>> START Source excerpt
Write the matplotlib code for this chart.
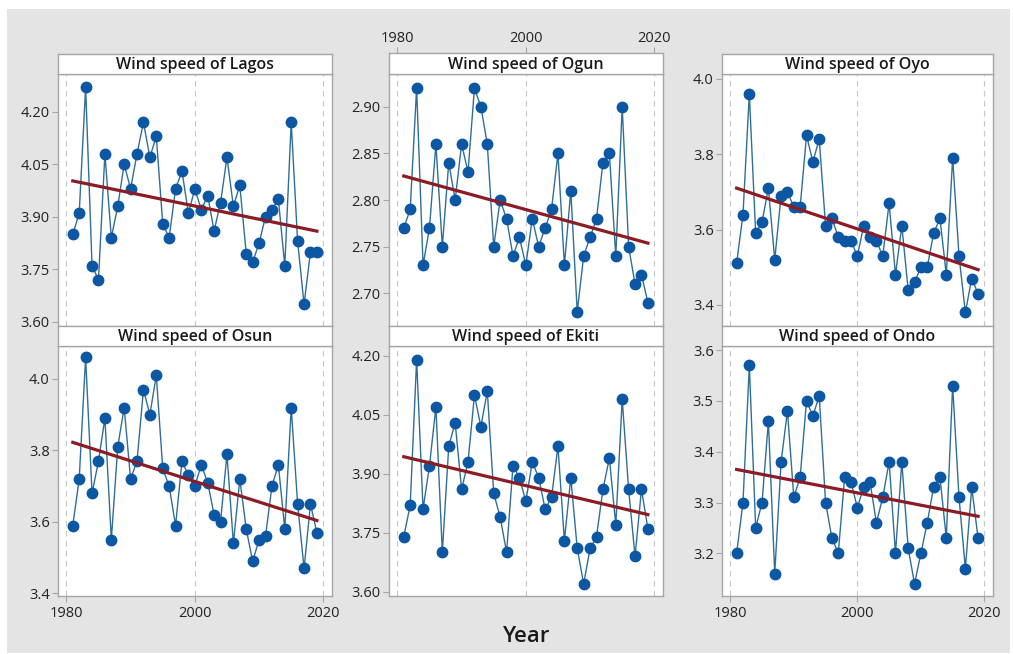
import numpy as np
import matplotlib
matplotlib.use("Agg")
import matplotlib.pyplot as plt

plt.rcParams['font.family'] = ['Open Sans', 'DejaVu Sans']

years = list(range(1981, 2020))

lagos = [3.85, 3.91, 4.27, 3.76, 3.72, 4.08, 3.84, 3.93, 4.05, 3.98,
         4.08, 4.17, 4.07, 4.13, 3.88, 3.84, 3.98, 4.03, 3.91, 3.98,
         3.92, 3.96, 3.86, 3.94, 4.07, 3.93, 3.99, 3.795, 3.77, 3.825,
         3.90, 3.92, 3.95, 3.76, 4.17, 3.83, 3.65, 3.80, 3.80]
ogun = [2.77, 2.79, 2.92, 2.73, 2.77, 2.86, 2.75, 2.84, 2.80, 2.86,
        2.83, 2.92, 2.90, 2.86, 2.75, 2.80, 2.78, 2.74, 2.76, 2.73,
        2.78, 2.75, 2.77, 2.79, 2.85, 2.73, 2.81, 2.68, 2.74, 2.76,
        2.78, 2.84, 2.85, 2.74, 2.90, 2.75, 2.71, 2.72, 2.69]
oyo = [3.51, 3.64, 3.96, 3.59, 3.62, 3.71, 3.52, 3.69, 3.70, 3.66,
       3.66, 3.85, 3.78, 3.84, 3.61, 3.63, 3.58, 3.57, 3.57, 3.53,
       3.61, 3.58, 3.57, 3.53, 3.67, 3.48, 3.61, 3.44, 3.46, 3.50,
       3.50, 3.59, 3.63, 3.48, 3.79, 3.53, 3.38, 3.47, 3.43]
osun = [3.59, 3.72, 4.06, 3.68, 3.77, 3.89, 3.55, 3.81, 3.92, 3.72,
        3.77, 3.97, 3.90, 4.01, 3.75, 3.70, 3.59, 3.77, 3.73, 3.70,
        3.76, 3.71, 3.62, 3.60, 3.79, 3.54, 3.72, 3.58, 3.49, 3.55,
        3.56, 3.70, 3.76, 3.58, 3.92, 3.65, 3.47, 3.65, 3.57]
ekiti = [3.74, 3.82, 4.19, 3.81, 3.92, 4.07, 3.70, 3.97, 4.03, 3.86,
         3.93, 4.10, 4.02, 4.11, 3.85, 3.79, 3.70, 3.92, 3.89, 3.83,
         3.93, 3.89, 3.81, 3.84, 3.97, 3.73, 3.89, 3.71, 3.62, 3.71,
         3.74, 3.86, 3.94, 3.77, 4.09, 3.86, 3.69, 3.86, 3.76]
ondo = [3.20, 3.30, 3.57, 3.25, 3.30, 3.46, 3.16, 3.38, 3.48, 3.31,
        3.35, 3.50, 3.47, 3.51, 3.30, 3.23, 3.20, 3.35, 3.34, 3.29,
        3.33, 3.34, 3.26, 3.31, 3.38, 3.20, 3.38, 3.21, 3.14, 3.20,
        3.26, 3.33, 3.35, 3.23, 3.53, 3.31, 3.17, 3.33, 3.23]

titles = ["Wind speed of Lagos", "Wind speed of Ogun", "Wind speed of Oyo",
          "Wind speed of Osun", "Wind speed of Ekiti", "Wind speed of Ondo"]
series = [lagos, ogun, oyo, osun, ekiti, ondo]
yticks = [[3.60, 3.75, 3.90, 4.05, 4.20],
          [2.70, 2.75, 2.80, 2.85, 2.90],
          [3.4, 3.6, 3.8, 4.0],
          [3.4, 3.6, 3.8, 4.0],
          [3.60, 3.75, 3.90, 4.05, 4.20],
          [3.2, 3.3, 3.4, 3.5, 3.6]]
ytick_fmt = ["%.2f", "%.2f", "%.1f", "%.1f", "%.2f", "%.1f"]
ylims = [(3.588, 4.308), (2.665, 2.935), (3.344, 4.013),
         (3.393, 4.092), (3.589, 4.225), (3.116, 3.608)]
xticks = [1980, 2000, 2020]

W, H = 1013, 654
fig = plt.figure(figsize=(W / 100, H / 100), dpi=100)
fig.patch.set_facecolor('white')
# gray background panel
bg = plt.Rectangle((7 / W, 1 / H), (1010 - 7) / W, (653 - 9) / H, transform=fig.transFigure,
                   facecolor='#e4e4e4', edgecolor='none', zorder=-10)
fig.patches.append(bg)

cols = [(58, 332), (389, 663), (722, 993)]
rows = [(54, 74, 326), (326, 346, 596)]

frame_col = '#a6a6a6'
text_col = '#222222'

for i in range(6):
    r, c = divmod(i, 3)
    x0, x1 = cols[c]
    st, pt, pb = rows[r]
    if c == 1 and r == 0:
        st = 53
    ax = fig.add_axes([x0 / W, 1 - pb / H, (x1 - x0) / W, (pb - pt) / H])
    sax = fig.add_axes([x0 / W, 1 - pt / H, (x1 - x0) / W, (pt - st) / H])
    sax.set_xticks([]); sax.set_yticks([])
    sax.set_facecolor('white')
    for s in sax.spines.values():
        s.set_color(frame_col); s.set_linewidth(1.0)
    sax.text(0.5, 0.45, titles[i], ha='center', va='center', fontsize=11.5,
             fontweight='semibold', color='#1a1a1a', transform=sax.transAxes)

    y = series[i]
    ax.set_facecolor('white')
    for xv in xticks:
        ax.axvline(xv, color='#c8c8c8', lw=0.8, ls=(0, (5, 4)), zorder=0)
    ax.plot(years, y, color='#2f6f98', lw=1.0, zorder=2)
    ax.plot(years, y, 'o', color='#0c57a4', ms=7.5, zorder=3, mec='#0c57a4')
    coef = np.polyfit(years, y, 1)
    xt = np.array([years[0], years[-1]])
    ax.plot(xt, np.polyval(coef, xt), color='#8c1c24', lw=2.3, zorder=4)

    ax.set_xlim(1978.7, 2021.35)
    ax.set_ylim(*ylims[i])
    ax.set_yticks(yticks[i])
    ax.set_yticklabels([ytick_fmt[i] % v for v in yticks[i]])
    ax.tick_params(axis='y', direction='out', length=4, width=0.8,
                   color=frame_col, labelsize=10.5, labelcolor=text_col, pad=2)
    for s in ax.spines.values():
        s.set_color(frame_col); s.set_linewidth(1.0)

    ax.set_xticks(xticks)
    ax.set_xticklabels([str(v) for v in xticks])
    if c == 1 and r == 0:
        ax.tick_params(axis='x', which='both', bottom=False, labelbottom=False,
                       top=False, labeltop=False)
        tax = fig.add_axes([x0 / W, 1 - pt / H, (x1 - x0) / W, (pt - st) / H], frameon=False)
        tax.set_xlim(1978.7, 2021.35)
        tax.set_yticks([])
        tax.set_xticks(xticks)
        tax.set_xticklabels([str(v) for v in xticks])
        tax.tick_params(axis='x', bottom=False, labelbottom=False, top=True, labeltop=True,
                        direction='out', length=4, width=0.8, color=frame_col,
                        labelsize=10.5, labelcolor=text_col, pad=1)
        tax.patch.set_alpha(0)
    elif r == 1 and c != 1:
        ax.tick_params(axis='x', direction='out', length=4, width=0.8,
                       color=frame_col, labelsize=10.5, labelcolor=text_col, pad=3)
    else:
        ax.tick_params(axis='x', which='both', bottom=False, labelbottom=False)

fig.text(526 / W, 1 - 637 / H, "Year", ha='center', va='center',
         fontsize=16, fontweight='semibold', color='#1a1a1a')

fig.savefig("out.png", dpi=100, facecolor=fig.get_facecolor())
>> END Source excerpt
### Problem details
The lines from the start of the data through the line that contains "years = list(range(1981, 2020))" are to be returned exactly, please, with both ends included and every picture left out.

### Expected answer
Write the matplotlib code for this chart.
import numpy as np
import matplotlib
matplotlib.use("Agg")
import matplotlib.pyplot as plt

plt.rcParams['font.family'] = ['Open Sans', 'DejaVu Sans']

years = list(range(1981, 2020))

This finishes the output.